### Directive
Copy out every line in which the string "with" occurs.
--------------------------------
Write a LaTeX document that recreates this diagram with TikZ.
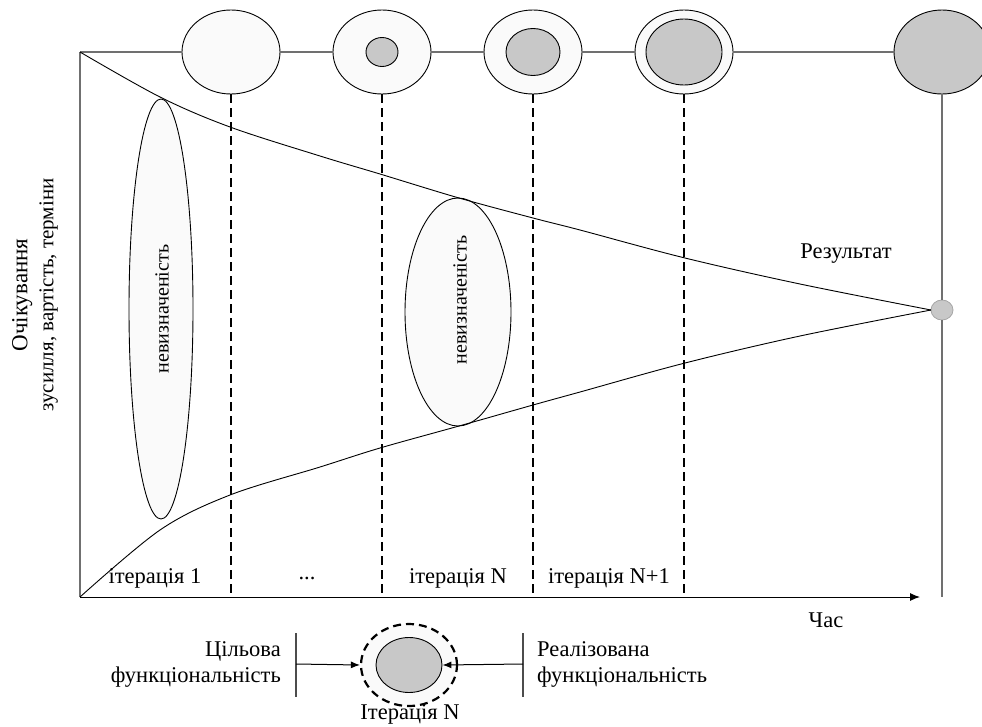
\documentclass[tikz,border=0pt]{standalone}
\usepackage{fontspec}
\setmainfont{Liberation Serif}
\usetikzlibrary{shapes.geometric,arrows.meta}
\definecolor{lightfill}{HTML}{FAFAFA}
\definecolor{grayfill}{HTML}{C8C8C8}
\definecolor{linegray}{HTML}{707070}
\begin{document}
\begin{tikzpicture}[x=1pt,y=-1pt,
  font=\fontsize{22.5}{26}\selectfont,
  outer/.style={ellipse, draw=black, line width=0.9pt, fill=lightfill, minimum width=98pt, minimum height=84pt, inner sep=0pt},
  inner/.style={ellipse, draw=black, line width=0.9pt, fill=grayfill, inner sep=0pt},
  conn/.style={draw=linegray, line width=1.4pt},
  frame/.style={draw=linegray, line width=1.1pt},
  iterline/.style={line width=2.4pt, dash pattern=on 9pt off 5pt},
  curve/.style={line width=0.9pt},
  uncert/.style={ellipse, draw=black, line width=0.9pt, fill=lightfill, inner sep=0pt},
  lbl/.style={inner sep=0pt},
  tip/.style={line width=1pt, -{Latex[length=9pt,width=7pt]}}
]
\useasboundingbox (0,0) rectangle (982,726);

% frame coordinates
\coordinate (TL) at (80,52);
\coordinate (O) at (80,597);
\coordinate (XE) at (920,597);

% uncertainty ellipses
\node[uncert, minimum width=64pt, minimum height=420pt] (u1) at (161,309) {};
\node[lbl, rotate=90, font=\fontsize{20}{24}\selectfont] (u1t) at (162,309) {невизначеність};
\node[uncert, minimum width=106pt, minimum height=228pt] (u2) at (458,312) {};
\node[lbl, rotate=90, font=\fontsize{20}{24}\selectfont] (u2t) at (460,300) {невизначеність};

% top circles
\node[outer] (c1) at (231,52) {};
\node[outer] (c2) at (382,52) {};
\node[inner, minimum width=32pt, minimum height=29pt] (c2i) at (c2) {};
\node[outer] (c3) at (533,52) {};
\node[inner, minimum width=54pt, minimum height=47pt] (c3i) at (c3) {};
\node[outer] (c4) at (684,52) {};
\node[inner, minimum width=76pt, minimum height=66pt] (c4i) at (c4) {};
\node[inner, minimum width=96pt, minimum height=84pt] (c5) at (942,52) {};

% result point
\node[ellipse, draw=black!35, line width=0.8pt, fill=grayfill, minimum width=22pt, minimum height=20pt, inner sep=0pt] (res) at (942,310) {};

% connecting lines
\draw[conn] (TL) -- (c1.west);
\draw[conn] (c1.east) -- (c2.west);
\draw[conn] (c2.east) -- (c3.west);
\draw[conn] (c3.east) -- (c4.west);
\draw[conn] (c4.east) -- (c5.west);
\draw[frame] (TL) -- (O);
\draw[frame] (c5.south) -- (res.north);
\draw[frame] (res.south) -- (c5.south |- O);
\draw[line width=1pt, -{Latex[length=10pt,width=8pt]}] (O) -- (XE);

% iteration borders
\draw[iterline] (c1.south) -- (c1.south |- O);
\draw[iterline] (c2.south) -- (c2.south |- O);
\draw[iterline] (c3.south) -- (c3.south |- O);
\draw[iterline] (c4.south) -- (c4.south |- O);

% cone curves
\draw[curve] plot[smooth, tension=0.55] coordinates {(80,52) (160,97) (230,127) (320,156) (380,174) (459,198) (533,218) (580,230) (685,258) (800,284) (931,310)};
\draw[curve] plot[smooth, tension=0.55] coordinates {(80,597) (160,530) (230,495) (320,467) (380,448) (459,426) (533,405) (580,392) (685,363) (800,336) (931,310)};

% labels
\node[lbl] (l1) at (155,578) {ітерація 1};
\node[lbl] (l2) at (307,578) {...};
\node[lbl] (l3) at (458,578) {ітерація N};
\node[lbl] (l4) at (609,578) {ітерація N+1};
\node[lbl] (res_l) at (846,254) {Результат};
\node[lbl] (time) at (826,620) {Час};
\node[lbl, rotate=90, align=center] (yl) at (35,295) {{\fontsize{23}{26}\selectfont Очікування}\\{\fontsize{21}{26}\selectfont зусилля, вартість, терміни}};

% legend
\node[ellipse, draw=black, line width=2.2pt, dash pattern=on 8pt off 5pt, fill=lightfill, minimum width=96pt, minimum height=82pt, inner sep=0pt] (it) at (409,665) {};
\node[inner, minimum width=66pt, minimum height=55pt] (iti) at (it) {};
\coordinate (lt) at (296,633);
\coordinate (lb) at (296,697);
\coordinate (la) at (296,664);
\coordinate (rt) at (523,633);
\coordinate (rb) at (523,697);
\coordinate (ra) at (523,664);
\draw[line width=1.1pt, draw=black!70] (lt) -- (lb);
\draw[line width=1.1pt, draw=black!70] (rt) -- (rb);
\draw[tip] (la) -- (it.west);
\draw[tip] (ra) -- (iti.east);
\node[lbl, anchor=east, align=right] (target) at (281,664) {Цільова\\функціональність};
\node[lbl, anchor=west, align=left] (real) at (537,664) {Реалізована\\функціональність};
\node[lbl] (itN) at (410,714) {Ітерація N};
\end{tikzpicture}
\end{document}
--------------------------------
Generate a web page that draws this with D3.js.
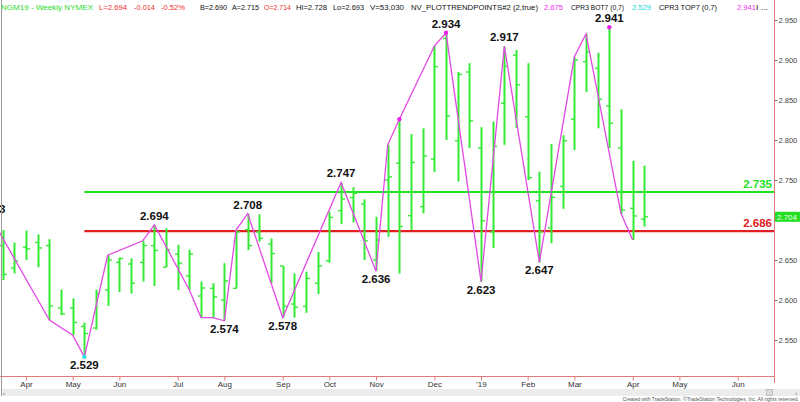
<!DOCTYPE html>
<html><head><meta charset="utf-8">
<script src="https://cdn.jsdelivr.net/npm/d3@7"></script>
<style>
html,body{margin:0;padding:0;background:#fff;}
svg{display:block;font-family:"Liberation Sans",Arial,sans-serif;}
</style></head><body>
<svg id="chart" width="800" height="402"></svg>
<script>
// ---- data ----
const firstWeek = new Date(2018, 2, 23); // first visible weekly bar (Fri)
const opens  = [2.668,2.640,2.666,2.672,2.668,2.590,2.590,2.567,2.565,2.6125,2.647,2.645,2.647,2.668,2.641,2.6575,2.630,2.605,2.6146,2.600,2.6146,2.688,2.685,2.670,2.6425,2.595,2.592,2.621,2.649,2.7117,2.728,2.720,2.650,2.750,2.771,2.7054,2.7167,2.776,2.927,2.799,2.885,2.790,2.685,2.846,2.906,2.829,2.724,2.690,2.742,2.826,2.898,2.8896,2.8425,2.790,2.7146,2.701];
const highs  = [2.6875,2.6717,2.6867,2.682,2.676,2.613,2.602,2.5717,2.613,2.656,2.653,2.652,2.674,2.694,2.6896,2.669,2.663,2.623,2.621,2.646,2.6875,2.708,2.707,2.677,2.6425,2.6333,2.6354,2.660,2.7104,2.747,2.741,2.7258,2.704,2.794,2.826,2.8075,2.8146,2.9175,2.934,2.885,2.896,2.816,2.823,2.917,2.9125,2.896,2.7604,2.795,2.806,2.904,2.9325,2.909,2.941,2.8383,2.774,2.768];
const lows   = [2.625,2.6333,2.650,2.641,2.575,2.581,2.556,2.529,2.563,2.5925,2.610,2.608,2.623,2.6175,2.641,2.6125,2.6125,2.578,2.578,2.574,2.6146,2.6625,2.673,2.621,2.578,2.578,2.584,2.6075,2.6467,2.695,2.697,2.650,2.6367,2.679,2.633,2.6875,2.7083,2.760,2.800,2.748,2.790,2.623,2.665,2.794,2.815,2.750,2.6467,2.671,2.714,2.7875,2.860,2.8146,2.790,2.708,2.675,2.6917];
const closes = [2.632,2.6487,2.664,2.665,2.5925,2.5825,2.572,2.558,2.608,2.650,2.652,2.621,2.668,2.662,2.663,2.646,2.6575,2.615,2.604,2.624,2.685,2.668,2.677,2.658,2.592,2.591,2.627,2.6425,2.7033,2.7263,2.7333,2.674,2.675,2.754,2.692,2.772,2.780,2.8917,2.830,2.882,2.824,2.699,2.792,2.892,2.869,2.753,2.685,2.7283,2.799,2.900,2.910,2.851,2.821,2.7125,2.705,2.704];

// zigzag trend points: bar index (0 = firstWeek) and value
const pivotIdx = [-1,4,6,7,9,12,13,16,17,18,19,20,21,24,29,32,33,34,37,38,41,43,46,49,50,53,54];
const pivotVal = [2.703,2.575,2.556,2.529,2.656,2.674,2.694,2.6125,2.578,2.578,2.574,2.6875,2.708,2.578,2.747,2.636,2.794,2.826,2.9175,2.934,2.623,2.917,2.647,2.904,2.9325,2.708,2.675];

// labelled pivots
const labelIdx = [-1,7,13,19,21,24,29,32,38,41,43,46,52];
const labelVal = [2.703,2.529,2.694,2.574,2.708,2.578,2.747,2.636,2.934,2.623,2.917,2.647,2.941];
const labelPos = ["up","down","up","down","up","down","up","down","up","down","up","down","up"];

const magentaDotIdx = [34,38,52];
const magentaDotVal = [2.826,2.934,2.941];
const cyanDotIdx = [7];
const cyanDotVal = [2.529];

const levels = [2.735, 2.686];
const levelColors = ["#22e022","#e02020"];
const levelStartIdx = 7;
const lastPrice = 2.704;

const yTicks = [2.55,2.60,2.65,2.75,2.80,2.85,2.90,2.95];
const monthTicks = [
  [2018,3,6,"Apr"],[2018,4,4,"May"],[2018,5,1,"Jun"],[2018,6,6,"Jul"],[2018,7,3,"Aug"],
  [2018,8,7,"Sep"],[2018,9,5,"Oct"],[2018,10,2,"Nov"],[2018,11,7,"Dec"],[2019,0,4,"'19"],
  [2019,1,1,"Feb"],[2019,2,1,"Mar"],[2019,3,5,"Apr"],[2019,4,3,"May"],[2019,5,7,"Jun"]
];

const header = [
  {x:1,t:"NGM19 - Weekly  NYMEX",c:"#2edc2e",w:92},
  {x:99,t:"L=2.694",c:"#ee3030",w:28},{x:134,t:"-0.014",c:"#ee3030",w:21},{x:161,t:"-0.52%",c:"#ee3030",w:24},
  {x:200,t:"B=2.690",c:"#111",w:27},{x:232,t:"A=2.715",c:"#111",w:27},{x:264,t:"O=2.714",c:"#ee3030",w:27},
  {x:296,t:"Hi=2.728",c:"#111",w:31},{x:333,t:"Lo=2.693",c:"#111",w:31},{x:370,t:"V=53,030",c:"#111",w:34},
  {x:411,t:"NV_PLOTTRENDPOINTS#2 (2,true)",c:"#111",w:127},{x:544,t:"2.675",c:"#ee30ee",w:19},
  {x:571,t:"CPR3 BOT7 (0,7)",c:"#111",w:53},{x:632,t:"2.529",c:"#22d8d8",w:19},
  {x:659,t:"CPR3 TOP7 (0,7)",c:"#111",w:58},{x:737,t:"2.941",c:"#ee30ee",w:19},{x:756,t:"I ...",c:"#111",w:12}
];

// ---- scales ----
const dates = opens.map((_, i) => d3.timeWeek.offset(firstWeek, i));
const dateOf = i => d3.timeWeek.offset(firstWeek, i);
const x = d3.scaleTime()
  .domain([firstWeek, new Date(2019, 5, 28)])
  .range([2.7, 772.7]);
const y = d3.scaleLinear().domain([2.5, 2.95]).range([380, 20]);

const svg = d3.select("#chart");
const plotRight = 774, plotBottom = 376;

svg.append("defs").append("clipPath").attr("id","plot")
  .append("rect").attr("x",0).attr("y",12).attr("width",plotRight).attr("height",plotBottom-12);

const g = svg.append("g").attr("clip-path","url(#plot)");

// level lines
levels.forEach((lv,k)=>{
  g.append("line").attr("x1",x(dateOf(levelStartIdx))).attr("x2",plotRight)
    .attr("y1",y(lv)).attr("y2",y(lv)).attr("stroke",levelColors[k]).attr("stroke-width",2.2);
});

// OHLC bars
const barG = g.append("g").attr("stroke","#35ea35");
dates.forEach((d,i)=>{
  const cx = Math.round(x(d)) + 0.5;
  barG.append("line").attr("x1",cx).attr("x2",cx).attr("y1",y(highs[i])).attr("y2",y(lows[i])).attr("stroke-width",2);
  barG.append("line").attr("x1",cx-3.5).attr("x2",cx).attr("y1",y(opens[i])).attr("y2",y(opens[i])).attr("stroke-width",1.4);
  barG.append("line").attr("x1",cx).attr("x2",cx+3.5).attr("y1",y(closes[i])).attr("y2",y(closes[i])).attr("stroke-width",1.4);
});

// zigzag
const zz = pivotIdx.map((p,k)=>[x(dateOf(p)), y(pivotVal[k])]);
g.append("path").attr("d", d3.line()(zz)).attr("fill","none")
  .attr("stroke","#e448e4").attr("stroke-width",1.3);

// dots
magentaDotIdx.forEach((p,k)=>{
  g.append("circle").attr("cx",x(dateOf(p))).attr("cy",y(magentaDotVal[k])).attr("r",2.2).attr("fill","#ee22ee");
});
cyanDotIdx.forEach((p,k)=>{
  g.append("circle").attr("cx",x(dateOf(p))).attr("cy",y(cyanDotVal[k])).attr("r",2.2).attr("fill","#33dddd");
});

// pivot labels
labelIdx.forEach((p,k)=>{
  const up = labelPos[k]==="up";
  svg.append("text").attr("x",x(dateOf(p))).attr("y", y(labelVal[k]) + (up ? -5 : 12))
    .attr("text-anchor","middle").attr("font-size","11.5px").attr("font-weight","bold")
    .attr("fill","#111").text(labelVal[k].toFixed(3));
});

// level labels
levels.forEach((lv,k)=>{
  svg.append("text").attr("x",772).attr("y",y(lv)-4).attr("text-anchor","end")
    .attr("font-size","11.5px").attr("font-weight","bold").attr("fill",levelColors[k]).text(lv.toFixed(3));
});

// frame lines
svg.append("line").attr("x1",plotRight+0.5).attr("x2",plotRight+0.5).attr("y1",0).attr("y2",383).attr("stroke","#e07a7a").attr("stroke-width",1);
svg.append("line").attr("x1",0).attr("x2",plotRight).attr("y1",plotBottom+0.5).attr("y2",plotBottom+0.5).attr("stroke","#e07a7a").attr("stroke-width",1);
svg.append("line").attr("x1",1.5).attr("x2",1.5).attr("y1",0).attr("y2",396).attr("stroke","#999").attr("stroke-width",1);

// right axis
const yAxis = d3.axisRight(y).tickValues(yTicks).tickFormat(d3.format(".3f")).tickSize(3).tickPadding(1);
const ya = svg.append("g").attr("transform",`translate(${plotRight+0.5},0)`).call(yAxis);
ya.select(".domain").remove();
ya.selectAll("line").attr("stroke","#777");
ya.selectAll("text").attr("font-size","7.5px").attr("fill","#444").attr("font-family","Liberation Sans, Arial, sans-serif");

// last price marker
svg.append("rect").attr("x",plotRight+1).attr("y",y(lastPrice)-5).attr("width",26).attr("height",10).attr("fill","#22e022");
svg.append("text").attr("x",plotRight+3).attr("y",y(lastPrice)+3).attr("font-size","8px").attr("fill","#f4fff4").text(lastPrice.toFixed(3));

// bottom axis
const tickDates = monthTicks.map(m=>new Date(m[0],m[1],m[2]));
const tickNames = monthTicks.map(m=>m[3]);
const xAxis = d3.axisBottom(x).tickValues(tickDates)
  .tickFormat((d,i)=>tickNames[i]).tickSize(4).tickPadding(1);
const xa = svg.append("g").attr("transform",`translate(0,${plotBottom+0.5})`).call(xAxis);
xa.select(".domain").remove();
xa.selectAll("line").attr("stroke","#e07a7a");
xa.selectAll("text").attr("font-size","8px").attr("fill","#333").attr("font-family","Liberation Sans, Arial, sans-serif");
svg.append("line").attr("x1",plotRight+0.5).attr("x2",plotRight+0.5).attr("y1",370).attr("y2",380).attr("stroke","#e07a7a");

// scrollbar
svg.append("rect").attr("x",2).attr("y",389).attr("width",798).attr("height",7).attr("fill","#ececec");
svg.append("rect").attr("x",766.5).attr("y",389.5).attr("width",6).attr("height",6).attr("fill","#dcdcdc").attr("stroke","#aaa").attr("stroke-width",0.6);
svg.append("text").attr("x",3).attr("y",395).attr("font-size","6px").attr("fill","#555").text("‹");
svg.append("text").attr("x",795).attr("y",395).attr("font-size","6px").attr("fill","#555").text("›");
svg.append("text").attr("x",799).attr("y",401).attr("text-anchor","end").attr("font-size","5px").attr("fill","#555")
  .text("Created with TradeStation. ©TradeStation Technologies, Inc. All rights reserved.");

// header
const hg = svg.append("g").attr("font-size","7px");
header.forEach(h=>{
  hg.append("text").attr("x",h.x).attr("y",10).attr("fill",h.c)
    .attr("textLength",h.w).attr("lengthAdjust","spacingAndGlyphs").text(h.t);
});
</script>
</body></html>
--------------------------------
### Full answer
Write a LaTeX document that recreates this diagram with TikZ.
Generate a web page that draws this with D3.js.
  .text("Created with TradeStation. ©TradeStation Technologies, Inc. All rights reserved.");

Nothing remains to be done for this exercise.